The turnover rate among public defenders who work as trial attorneys rose from 10–20% between 2018 and 2022, and total applications for attorney positions during the same period dropped from 355 to 168.
Among the main consequences of the worker shortages are case backlogs and prolonged waits in jail for defendants. In 2013, the median felony case was resolved in 152 days, and the median misdemeanor case took 89 days. In 2021, those cases took 241 and 168 days to resolve, respectively.
Rising wages within the private sector due to inflation have increased the disparity with public sector pay; the 2021 median pay for Wisconsin lawyers was $115,000 per year, while the median annual pay for assistant prosecutors and public defenders was just over $74,000. The state also falls behind in pay compared to the rest of the U.S. Wisconsin public defenders with 11–15 years’ experience make an average of $85,000 yearly as compared to a nationwide average of $101,000.
Gov.

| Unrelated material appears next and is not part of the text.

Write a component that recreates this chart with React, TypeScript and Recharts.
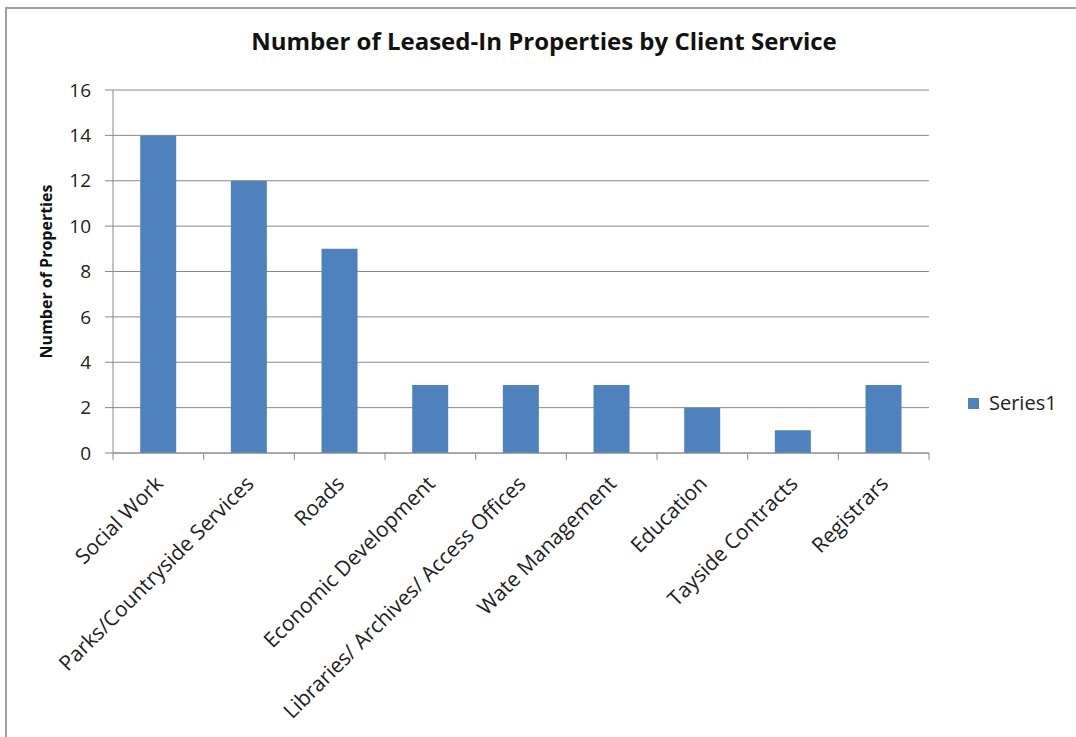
import React from 'react';
import { BarChart, Bar, XAxis, YAxis, CartesianGrid, Legend, Label } from 'recharts';

const services = [
  'Social Work',
  'Parks/Countryside Services',
  'Roads',
  'Economic Development',
  'Libraries/ Archives/ Access Offices',
  'Wate Management',
  'Education',
  'Tayside Contracts',
  'Registrars',
];
const series1 = [14, 12, 9, 3, 3, 3, 2, 1, 3];
const yTicks = [0, 2, 4, 6, 8, 10, 12, 14, 16];

const data = services.map((name, i) => ({ name, Series1: series1[i] }));

const W = 1076;
const H = 737;
const X_H = 30;
const M = { top: 90, right: 147, bottom: 284 - X_H, left: 0 };
const Y_W = 113;
const band = (W - M.left - M.right - Y_W) / services.length;

const FONT = '"Open Sans", "Liberation Sans", sans-serif';
const GRID = '#8a8a8a';
const BLUE = '#4f81bd';

// Excel-style: tick marks between categories, labels rotated -45
const XTick = (props: any) => {
  const { x, y, payload, index } = props;
  const left = x - band / 2;
  const ax = x + 6;
  const ay = y + 22;
  return (
    <g>
      <line x1={left} y1={y - 10} x2={left} y2={y - 3} stroke={GRID} />
      {index === services.length - 1 && (
        <line x1={x + band / 2} y1={y - 10} x2={x + band / 2} y2={y - 3} stroke={GRID} />
      )}
      <text
        x={ax}
        y={ay}
        transform={`rotate(-45 ${ax} ${ay})`}
        textAnchor="end"
        fontSize={21}
        fontFamily={FONT}
        fill="#222"
      >
        {payload.value}
      </text>
    </g>
  );
};

const YLabel = (props: any) => {
  const vb = props.viewBox;
  const cx = 48;
  const cy = vb.y + vb.height / 2;
  return (
    <text
      x={cx}
      y={cy}
      transform={`rotate(-90 ${cx} ${cy})`}
      textAnchor="middle"
      dominantBaseline="middle"
      fontSize={16}
      fontWeight="bold"
      fontFamily={FONT}
      fill="#111"
    >
      Number of Properties
    </text>
  );
};

const LegendContent = () => (
  <div style={{ display: 'flex', alignItems: 'center', fontFamily: FONT, fontSize: 20, color: '#222', lineHeight: '24px' }}>
    <span style={{ display: 'inline-block', width: 11, height: 11, background: BLUE, marginRight: 10 }} />
    Series1
  </div>
);

export default function App() {
  return (
    <div style={{ position: 'absolute', left: 0, top: 0, width: W, height: H, background: '#fff' }}>
      <div
        style={{
          position: 'absolute',
          left: 5,
          top: 7,
          right: -10,
          bottom: -10,
          borderTop: '2px solid #a0a0a0',
          borderLeft: '2px solid #a0a0a0',
        }}
      />
      <div
        style={{
          position: 'absolute',
          left: 0,
          width: W,
          top: 24,
          textAlign: 'center',
          fontFamily: FONT,
          fontWeight: 'bold',
          fontSize: 24,
          color: '#111',
          paddingLeft: 12,
          boxSizing: 'border-box',
        }}
      >
        Number of Leased-In Properties by Client Service
      </div>
      <div style={{ position: 'absolute', left: 0, top: 0 }}>
        <BarChart width={W} height={H} data={data} margin={M} barCategoryGap="30%">
          <CartesianGrid vertical={false} stroke={GRID} />
          <XAxis
            dataKey="name"
            height={X_H}
            interval={0}
            tickLine={false}
            axisLine={{ stroke: GRID }}
            tick={<XTick />}
            tickSize={8}
          />
          <YAxis
            width={Y_W}
            domain={[0, 16]}
            ticks={yTicks}
            interval={0}
            tickSize={8}
            tickMargin={14}
            tickLine={{ stroke: GRID }}
            axisLine={{ stroke: GRID }}
            tick={{ fontSize: 19, fontFamily: FONT, fill: '#222' }}
          >
            <Label content={<YLabel />} />
          </YAxis>
          <Legend
            layout="horizontal"
            verticalAlign="middle"
            align="center"
            content={<LegendContent />}
            wrapperStyle={{ left: 968, top: 391, width: 105 }}
          />
          <Bar dataKey="Series1" fill={BLUE} isAnimationActive={false} />
        </BarChart>
      </div>
    </div>
  );
}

Evers proposed an additional $67 million expenditure on state-funded attorneys’ offices in his budget, which would raise assistant district attorneys’ and assistant public defenders’ starting pay rate from $27.24 to $35 an hour. Since 2012, the starting pay for those positions has risen 15%, less than half of the increase in inflation over the same period.
Evers also proposed giving private attorneys working as public defenders $100 an hour for case work and $50 an hour for travel time, raising current respective rates of $70 and $25 an hour. That would cost $10.8 million in each year of the budget.